Wednesday, February 22, 2006

Change and Marriage

Women marry men hoping they will change. Men marry women hoping they will not. So each is inevitably disappointed.
Albert Einstein

We see so many young couples launching their marriage. I just want to try to get in their heads and see if we can pour out all of their expectations onto the table. We all have this picture of what we think a wife should be, a husband, the marriage. But we seldom are able to accurately articulate it with the one we are about to marry. We think that love will conquer all.

Commitment can conquer all even when love has waned. How many of us are committed to the well-being of our spouse above all else?

Monday, February 20, 2006

Happy 21st Birthday!


Happy Birthday to our "baby" Jacque!

Parents have a child - feed, clothe, care for, love, and nurture the child. They listen for every little sound that may signal distress or need. They seek to protect the child from harm, teach her how to live and function in the world. They pray and pray for the child's well-being. They teach the child values and about God and His love for her.

The child grows up, goes away to college. They know she must find her own path, find her strengthens, her values, her likes and dislikes. She has to learn to live with other people, clean and cook on her own schedule, deal with the bureaucracies of a university. She keeps touching base for the guidance through the unknown spaces. They see her grow with confidence in areas and still see the timidity of facing hard places. But they love it that they can talk about thought-provoking concepts and have conversations below the surface, and yet still cuddle up by the fire and hold her as a child.

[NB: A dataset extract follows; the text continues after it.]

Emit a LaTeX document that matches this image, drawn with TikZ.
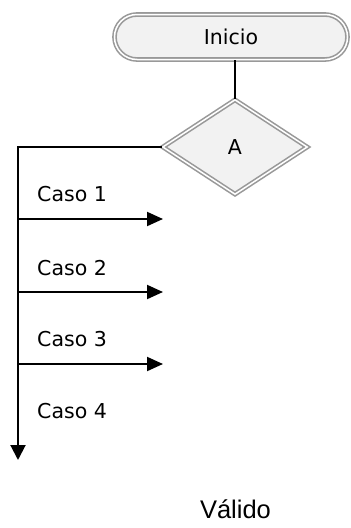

Blessings to our baby on the way to becoming a woman. We love you!

Sunday, February 19, 2006

Acceptance in Marriage

Having spent the last week studying the first half of Romans 15, I was thinking about what would happen if Christians applied Romans 15:7 to their marriage.

Accept one another, then,
just as Christ accepted you,
in order to bring praise to God.

Christ accepted us just as we are, no changes. He doesn't always like our behavior but it doesn't change His love for us. We don't have to clean up our act to come to Him. His overriding attitude towards us is love, not because of anything we have done, just because we are.

God says we are to accept "one another" in the same way He has accepted us. Even a step beyond, we are to accept because of and as an extension of His acceptance of us. The fountain of His unconditional love and acceptance has it's source in Him. The fountain fills us and flows through us to others.

Could we truly love unconditionally and not accept another?

When we talk about the "one anothers," we have seen eyes light up when they realize for the first time that "one another" starts with their spouse. What would it mean to accept my husband? I have come to realize that it means that I wouldn't try to change him. Women are really bad about trying to change their husbands, then being angry/hurt/disappointed/depressed when they can't. The reality is that none of us can change another person, period. Change is a work of God in someone's heart.

Of all the things about which I talk to women, this one seems to be the hardest for them. How can we give up on change? First of all, we pray. Then, I quit focusing on the negative, the things I want to change. I focus on all of the good qualities God has given my husband. I accept him as God's perfect gift to me, not based on anything he has done, but based in my confidence in God as a giver of good gifts.

Acceptance in marriage gives your spouse the freedom to be himself. He pulls the defenses down and lets you into a more intimate place in his heart.